The proposals are formulated with the general purpose of being applicable in different states and communities. Nonetheless, a “collective, transformational leadership” is required for this all to progress.

I recognize the difficulties involved in social change of this magnitude, and am convinced that this will not arise from a solitary genius or from a group of enlightened people, but by ingraining in the collective consciousness the idea that another model is possible and beneficial for everyone. There are more people who think like us. Tons of people. We will recover the utopia and the right to dream. Cooperativism in the U.S. is possible.

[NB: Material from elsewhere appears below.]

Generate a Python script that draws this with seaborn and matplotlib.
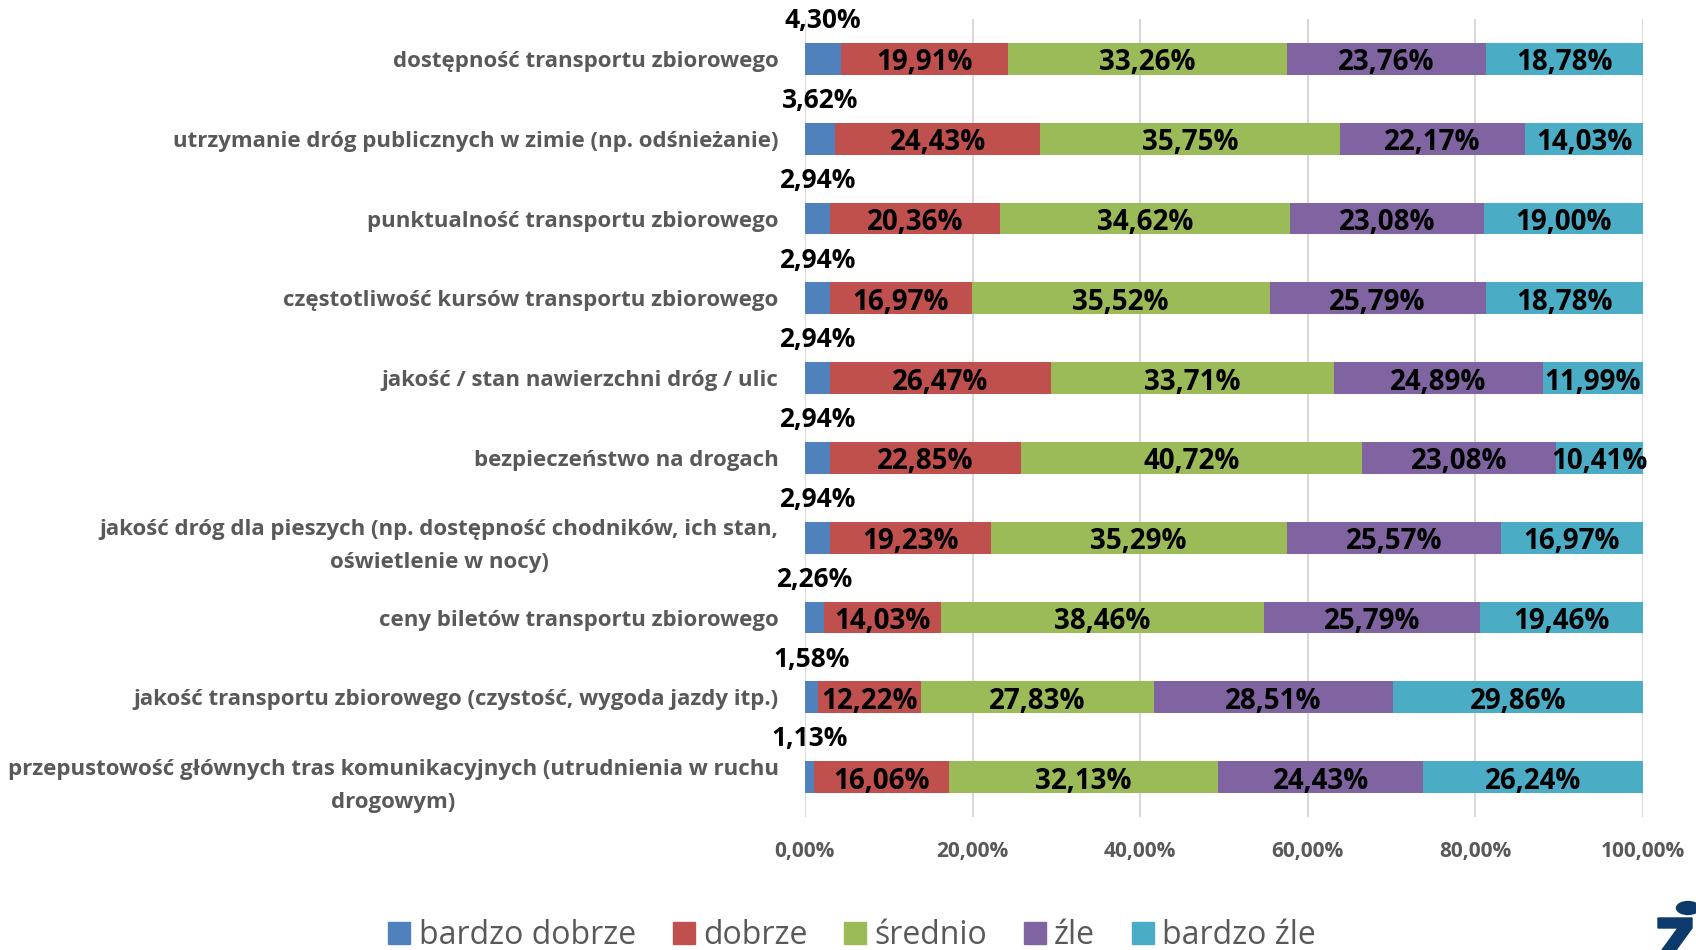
import numpy as np
import pandas as pd
import seaborn as sns
import matplotlib.pyplot as plt
from matplotlib.patches import Circle, Polygon
from matplotlib.lines import Line2D

# --- dane ---
categories = [
    'dostępność transportu zbiorowego',
    'utrzymanie dróg publicznych w zimie (np. odśnieżanie)',
    'punktualność transportu zbiorowego',
    'częstotliwość kursów transportu zbiorowego',
    'jakość / stan nawierzchni dróg / ulic',
    'bezpieczeństwo na drogach',
    'jakość dróg dla pieszych (np. dostępność chodników, ich stan,\noświetlenie w nocy)',
    'ceny biletów transportu zbiorowego',
    'jakość transportu zbiorowego (czystość, wygoda jazdy itp.)',
    'przepustowość głównych tras komunikacyjnych (utrudnienia w ruchu\ndrogowym)',
]
bardzo_dobrze = [4.30, 3.62, 2.94, 2.94, 2.94, 2.94, 2.94, 2.26, 1.58, 1.13]
dobrze = [19.91, 24.43, 20.36, 16.97, 26.47, 22.85, 19.23, 14.03, 12.22, 16.06]
srednio = [33.26, 35.75, 34.62, 35.52, 33.71, 40.72, 35.29, 38.46, 27.83, 32.13]
zle = [23.76, 22.17, 23.08, 25.79, 24.89, 23.08, 25.57, 25.79, 28.51, 24.43]
bardzo_zle = [18.78, 14.03, 19.00, 18.78, 11.99, 10.41, 16.97, 19.46, 29.86, 26.24]

series_names = ['bardzo dobrze', 'dobrze', 'średnio', 'źle', 'bardzo źle']
colors = ['#4F81BD', '#C0504D', '#9BBB59', '#8064A2', '#4BACC6']
x_ticks = [0, 20, 40, 60, 80, 100]

df = pd.DataFrame({'kategoria': categories, 'bardzo dobrze': bardzo_dobrze, 'dobrze': dobrze,
                   'średnio': srednio, 'źle': zle, 'bardzo źle': bardzo_zle})
cum = df[series_names].cumsum(axis=1)

sns.set_style('white')
plt.rcParams['font.family'] = ['Open Sans', 'DejaVu Sans']

fig = plt.figure(figsize=(16.96, 9.5), dpi=100)
ax = fig.add_axes([0.4746, 0.14, 0.4942, 0.84])

# skumulowane słupki - rysowane od najdłuższego
for name, col in zip(series_names[::-1], colors[::-1]):
    sns.barplot(x=cum[name].clip(upper=100), y=df['kategoria'], color=col, orient='h',
                width=0.4, ax=ax, saturation=1, edgecolor='none', zorder=3)

# etykiety
for i in range(len(categories)):
    left = 0
    for j, name in enumerate(series_names):
        v = df[name].iloc[i]
        lab = f'{v:.2f}%'.replace('.', ',')
        xc = left + v / 2
        if j == 0:
            ax.text(xc, i - 0.31, lab, ha='center', va='bottom', fontsize=19,
                    fontweight='bold', color='black', zorder=5)
        else:
            ax.text(xc, i + 0.05, lab, ha='center', va='center', fontsize=20,
                    fontweight='bold', color='black', zorder=5)
        left += v

ax.set_xlim(0, 100)
ax.set_ylim(9.5, -0.5)
ax.set_xticks(x_ticks)
ax.set_xticklabels([f'{t:.2f}%'.replace('.', ',') for t in x_ticks], fontsize=15,
                   fontweight='bold', color='#595959')
ax.tick_params(axis='x', pad=17, length=0)
ax.tick_params(axis='y', pad=19, length=0)
for lbl in ax.get_yticklabels():
    lbl.set_fontsize(16)
    lbl.set_fontweight('bold')
    lbl.set_color('#595959')
    lbl.set_multialignment('center')
    lbl.set_linespacing(1.75)
ax.set_xlabel('')
ax.set_ylabel('')
ax.grid(axis='x', color='#D9D9D9', linewidth=1.5, zorder=0)
for s in ax.spines.values():
    s.set_visible(False)

handles = [Line2D([0], [0], marker='s', color='w', markerfacecolor=c, markeredgecolor=c,
                  markersize=16, label=n) for n, c in zip(series_names, colors)]
leg = fig.legend(handles=handles, loc='center', bbox_to_anchor=(0.501, 0.015), ncol=5,
                 frameon=False, fontsize=23, handletextpad=0.1, columnspacing=1.0,
                 handlelength=1.0)
for t in leg.get_texts():
    t.set_color('#595959')

# logo w rogu
logo = '#0B3A6B'
fig.patches.append(Circle((1688 / 1696, 1 - 908 / 950), 0.0068, transform=fig.transFigure,
                          color=logo, figure=fig))
fig.patches.append(Polygon([(1658 / 1696, 1 - 918 / 950), (1692 / 1696, 1 - 918 / 950),
                            (1692 / 1696, 1 - 928 / 950), (1676 / 1696, 1 - 950 / 950),
                            (1662 / 1696, 1 - 950 / 950), (1678 / 1696, 1 - 928 / 950),
                            (1658 / 1696, 1 - 928 / 950)],
                           closed=True, transform=fig.transFigure, color=logo, figure=fig))

fig.savefig('out.png', dpi=100)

To wrap up, read and put your own music to this hymn by Leonard Cohen:     

“Ring the bells that still can ring,     
Forget your perfect offering  
There is a crack in everything
    That’s how the light gets in.”

You are on the right track and determined not to stop at any goal as long as liberty, equality and social justice requires your collaboration.  

I leave thanking all the readers of this letter because it has allowed me to relive the memories of Don Jose Maria Arizmendiarrieta and Don Jose Maria Ormaetxea, the man who made the Arizmendian utopias into reality, with deep emotion. I have met both and had and have the honor of enjoying their teachings and their friendship. Their personalities don’t allow for comparison. The cooperativism of Mondragon was their work and provides us the measure of their spiritual greatness.